The World of Ten Thousand Poems
If you walked into my kitchen right now you’d see the cartoon I snipped from a December 2006 New Yorker posted on a cupboard door beside one of Snoopy typing away on the roof of his doghouse, and a photograph of our now not-so-new new president signing something into law.
In the New Yorker cartoon a “suit” with a briefcase stands with his shoulders somewhat slumped and a puzzled, slightly grouchy look on his face. He’s staring at the gabby snail addressing him from the sidewalk below. The caption reads: “I’m your spirit animal.”
This cartoon (along with some knowing laughter) seems like a good place to begin a short saga of writing life which Snail has guided, occasionally stepping aside for Raven or Butterfly.
Indeed I have, in the world of ten thousand poems, put together many manuscripts—both chapbooks and full-length collections—beginning with my Master’s thesis Fireweed, an early effort with a few good poems in it and many earnest but flawed attempts at poems. (I confess: Some years ago I did sneak into the college library and remove Fireweed from the shelf permanently—the kind of heist I’ve heard other poets admit to as well, especially after a glass of wine.) My next manuscript was called Confronting the Angel, a title I soon jettisoned when I was advised that angels were “out” (this was the early eighties) then reclaimed—but jettisoned again when angels were suddenly “in” once more, materializing (or so it seemed) on poetry book covers everywhere.
The new decade brought a reworked sequence of sixty plus pages called Words in Earthquake Country. I felt especially sympathetic to this title and its inherent metaphor—it felt kindred too because in real-time I live within sixty miles of several major California faults. Words was also abandoned then reclaimed again (briefly) after my experience of the Loma Prieta earthquake and my inability for a few hours to check on the welfare of my children a hundred miles away. (For weeks afterward I felt like I was seasick, walking on liquid earth. Twenty-one years later I still remember vividly the sound the quake made—the roar of a train bearing down on us.)
Loma Prieta, 1989
upwind upriver glass
shook my son into the arms
of his sister and news
telephoned their feet
they stood fast there
bold as headlines
cracked bloodlines in plaster
incisions in concrete
some true things collapsed
a bridge in our minds
snapped and fear
furrowed like headlights
in the belly of the bay
hands and knees crawled
but the way was
flashlit the way was after
and shrines of dead
Fast forward a few more years: to Water Signs, another collection and title that hung on, making a few publisher rounds even as it outlived itself, until the poems in it morphed drastically and thus cried out for more change. The transformation occurred; the new version was called Eden Street; like all Edenic stories, this one too was short-lived.
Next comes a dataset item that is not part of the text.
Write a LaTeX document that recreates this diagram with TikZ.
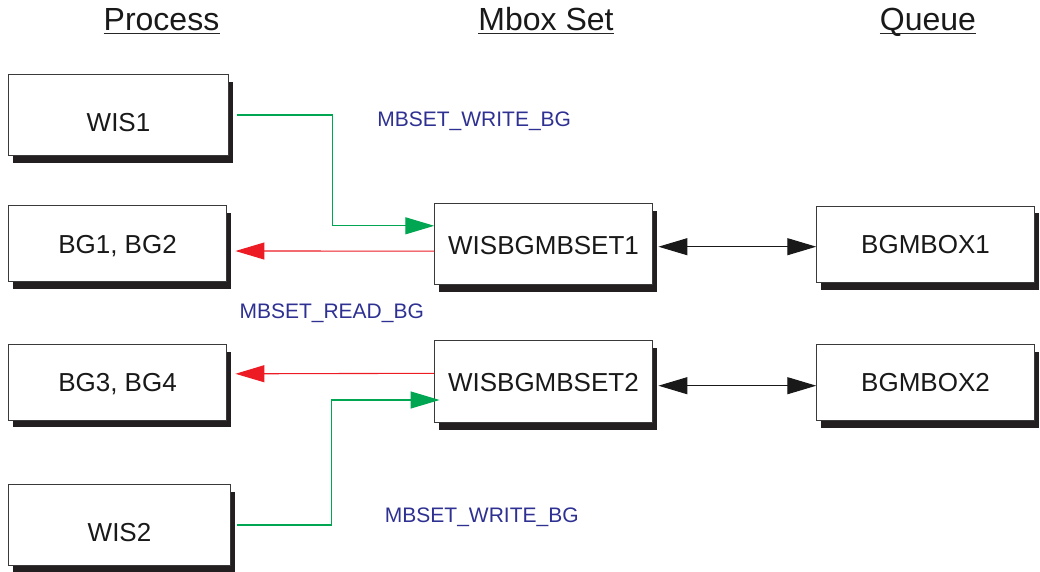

So many false starts in this world of ten thousand poems!—Many tries at chapbooks too, titles like Glassworks, Attar, Face in the Glass, Archipelagos of Old Age, among the few I can remember. Most went the way of all those others I filed in the bright blue twenty-gallon recycling cans beneath the pink crepe myrtle in my yard.
Each time I unloosed and tossed yet another stack of poetic history in, I bowed to the loquacious snail at my feet.